Salvo con los militares, Allende había hablado en esas últimas semanas con todo el mundo. Visitó a Alessandri para darle las gracias cuando éste pidió a sus partidarios que no votaran por él en el Congreso Pleno, pues quería contribuir a que Allende asumiera la presidencia “en un clima de mayor tranquilidad, que robusteciera la confianza”, según cuenta en sus memorias el cardenal Silva Henríquez. Animado tal vez por esta buena disposición de Alessandri, pidió una reunión al presidente del Partido Nacional, Sergio Onofre Jarpa (“Yo sé que usted es nacionalista, le dijo Allende, pero yo soy más nacionalista que usted”), y le explicó que quería ser elegido presidente por la unanimidad del Congreso, “pues eso me dará estatura frente a EE UU y el resto de los países”. “Era muy convincente, Allende, continúa Jarpa. Me pintó un desafío atractivo, pero le expresé claramente que su proyecto no admitía la participación de los comunistas, pues tenían objetivos diferentes en política nacional e internacional”. Con el que más le costó reunirse fue con Frei, y sólo lo consiguió después de la muerte de Schneider y la votación del Congreso Pleno, gracias a la insistente mediación de Gabriel Valdés:

– No puedo hablar con él. No puedo. Es muy duro para mí. Me quiere agarrar.

– Tú eres el presidente de la república. Allende es el presidente de la republica. Esto no puede ser. Tú tienes que darle la mano. Tienes que ayudarlo. Tienes que evitar que lo desborden, porque lo van a desbordar.

En la primera conversación, a solas los tres, Allende estaba preocupado por su seguridad:

– A mí me van a matar. La gente que asesinó a Schneider me asesinará a mí y tu jefe de policía no me da garantía.
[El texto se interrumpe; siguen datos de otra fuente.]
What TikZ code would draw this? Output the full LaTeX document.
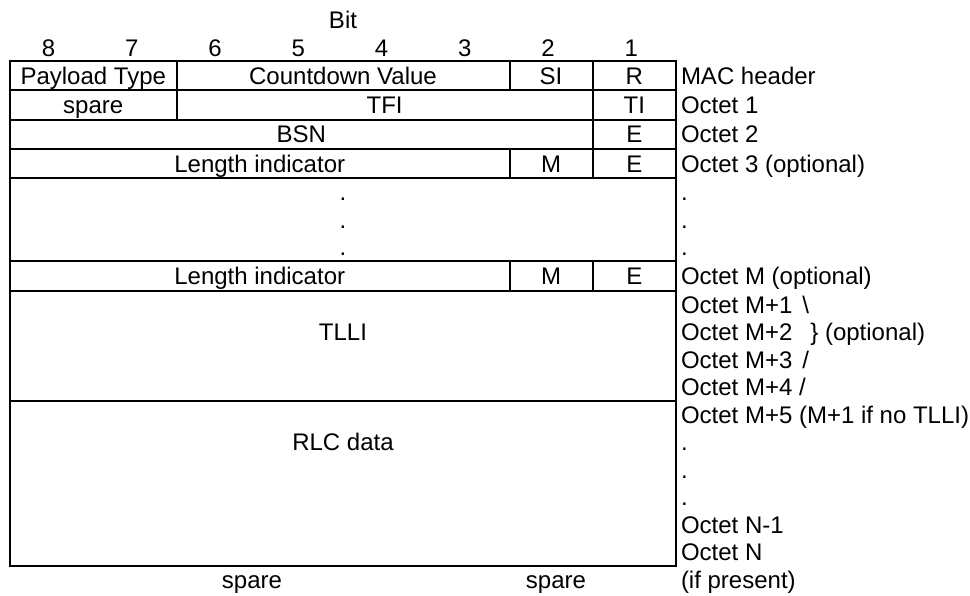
\documentclass[tikz,border=0pt]{standalone}
\usepackage{fontspec}
\setmainfont{Liberation Sans}

\begin{document}
\begin{tikzpicture}[x=1pt,y=-1pt,line width=2pt,
  txt/.style={inner sep=0pt,text height=17pt,text depth=0pt,font=\fontsize{24}{27.5}\selectfont},
  side/.style={txt,anchor=west}]
    \useasboundingbox (0,0) rectangle (970,595);
    \coordinate (tl) at (10,61);
    \coordinate (br) at (676,566);
    % bit numbers
    \node[txt] (bit) at (343,20) {Bit};
    \foreach \b in {1,...,8}
      \node[txt] (b\b) at ({676-83.25*(\b-0.5)-3},48) {\b};
    % frame and row lines
    \draw (tl) rectangle (br);
    \foreach \y in {90,119.5,149,178,261,291,401}
      \draw (10,\y) -- (676,\y);
    % column lines
    \draw (176.5,61) -- (176.5,119.5);
    \draw (509.5,61) -- (509.5,90);
    \draw (592.75,61) -- (592.75,178);
    \draw (509.5,149) -- (509.5,178);
    \draw (509.5,261) -- (509.5,291);
    \draw (592.75,261) -- (592.75,291);
    % fields
    \node[txt] (pt) at (93.25,75.5) {Payload Type};
    \node[txt] (cv) at (343,75.5) {Countdown Value};
    \node[txt] (si) at (551,75.5) {SI};
    \node[txt] (r) at (634.4,75.5) {R};
    \node[txt] (spare) at (93.25,104.75) {spare};
    \node[txt] (tfi) at (384.6,104.75) {TFI};
    \node[txt] (ti) at (634.4,104.75) {TI};
    \node[txt] (bsn) at (301.4,134.25) {BSN};
    \node[txt] (e2) at (634.4,134.25) {E};
    \node[txt] (li3) at (259.75,163.5) {Length indicator};
    \node[txt] (m3) at (551,163.5) {M};
    \node[txt] (e3) at (634.4,163.5) {E};
    \node[txt] (dot1) at (343,192) {.};
    \node[txt] (dot2) at (343,219.5) {.};
    \node[txt] (dot3) at (343,247) {.};
    \node[txt] (liM) at (259.75,276) {Length indicator};
    \node[txt] (mM) at (551,276) {M};
    \node[txt] (eM) at (634.4,276) {E};
    \node[txt] (tlli) at (343,332.25) {TLLI};
    \node[txt] (rlc) at (343,442.25) {RLC data};
    \node[txt] (spareA) at (252,580) {spare};
    \node[txt] (spareB) at (556,580) {spare};
    % octet labels
    \node[side] (mac) at (680,75.5) {MAC header};
    \node[side] (oct1) at (680,104.75) {Octet 1};
    \node[side] (oct2) at (680,134.25) {Octet 2};
    \node[side] (oct3) at (680,163.5) {Octet 3 (optional)};
    \node[side] (sdot1) at (680,192) {.};
    \node[side] (sdot2) at (680,219.5) {.};
    \node[side] (sdot3) at (680,247) {.};
    \node[side] (octM) at (680,276) {Octet M (optional)};
    \node[side] (octMa) at (680,304.75) {Octet M+1\hspace{10pt}\textbackslash};
    \node[side] (octMb) at (680,332.25) {Octet M+2\hspace{18pt}\} (optional)};
    \node[side] (octMc) at (680,359.75) {Octet M+3\hspace{10pt}/};
    \node[side] (octMd) at (680,387.25) {Octet M+4 /};
    \node[side] (octMe) at (680,414.75) {Octet M+5 (M+1 if no TLLI)};
    \node[side] (sdot4) at (680,442.25) {.};
    \node[side] (sdot5) at (680,469.75) {.};
    \node[side] (sdot6) at (680,497.25) {.};
    \node[side] (octNa) at (680,524.75) {Octet N-1};
    \node[side] (octN) at (680,552.25) {Octet N};
    \node[side] (pres) at (680,580) {(if present)};
\end{tikzpicture}
\end{document}
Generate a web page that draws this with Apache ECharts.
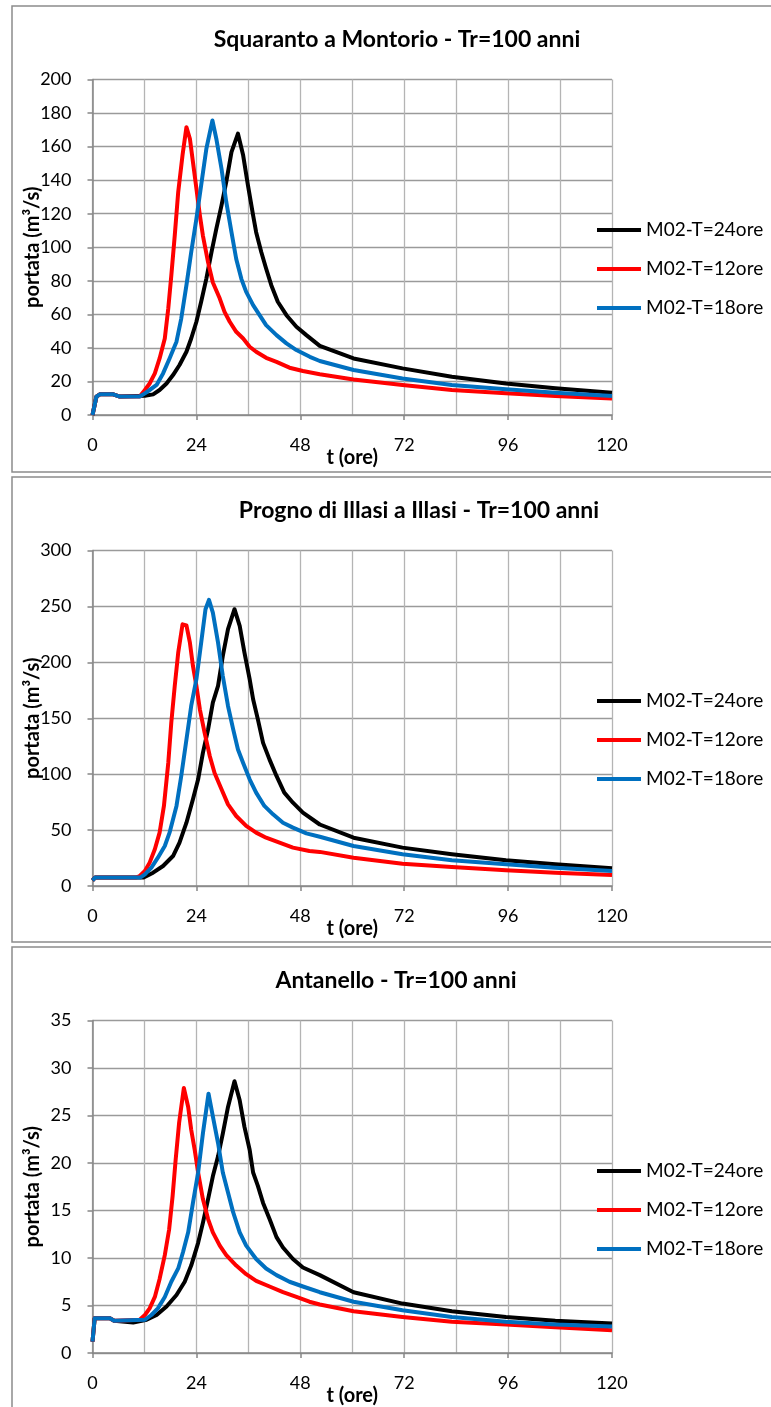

– Sí, pero si quieres que yo te defienda sácate de encima a los guardias personales, porque este no es un país tropical.

– Míralo, Gabriel, está triste porque ha perdido la presidencia. Todos los ex presidentes creen que después de ellos viene el diluvio.

Pocos días después se reunieron a almorzar:

– Salvador, yo no te voy a ayudar. Mi conciencia me dice que mientras menos dure tu gobierno, mejor.

Llegado el 3 de noviembre, Frei aún protagonizó un grandioso acto fallido: llegó al Congreso con la banda presidencial cruzada bajo el frac, lo que amenazaba con crear un difícil problema protocolario. Allende tranquilizó a Puccio cuando este bajó a contárselo:

– No te preocupes, Osvaldo, o se saca la chaqueta para sacarse la banda, o yo le saco la chaqueta y la banda.

Allende estaba exultante. Doña Tencha contó años después que había sorprendido a todos, incluso a ella, la forma en que su figura se había robustecido y agrandado a llegar a la presidencia. Ante él se abría ahora un camino ancho y despejado. Llegaba al gobierno con un ejército firme en su lealtad al orden constitucional, con la derecha política arrinconada en el Parlamento por la suma de los votos de la UP y de la Democracia Cristiana, y con un mayoritario consenso social sobre la necesidad de nuevas y profundas reformas. Tenía, al cabo de dos meses frenéticos, su segunda y más complicada victoria.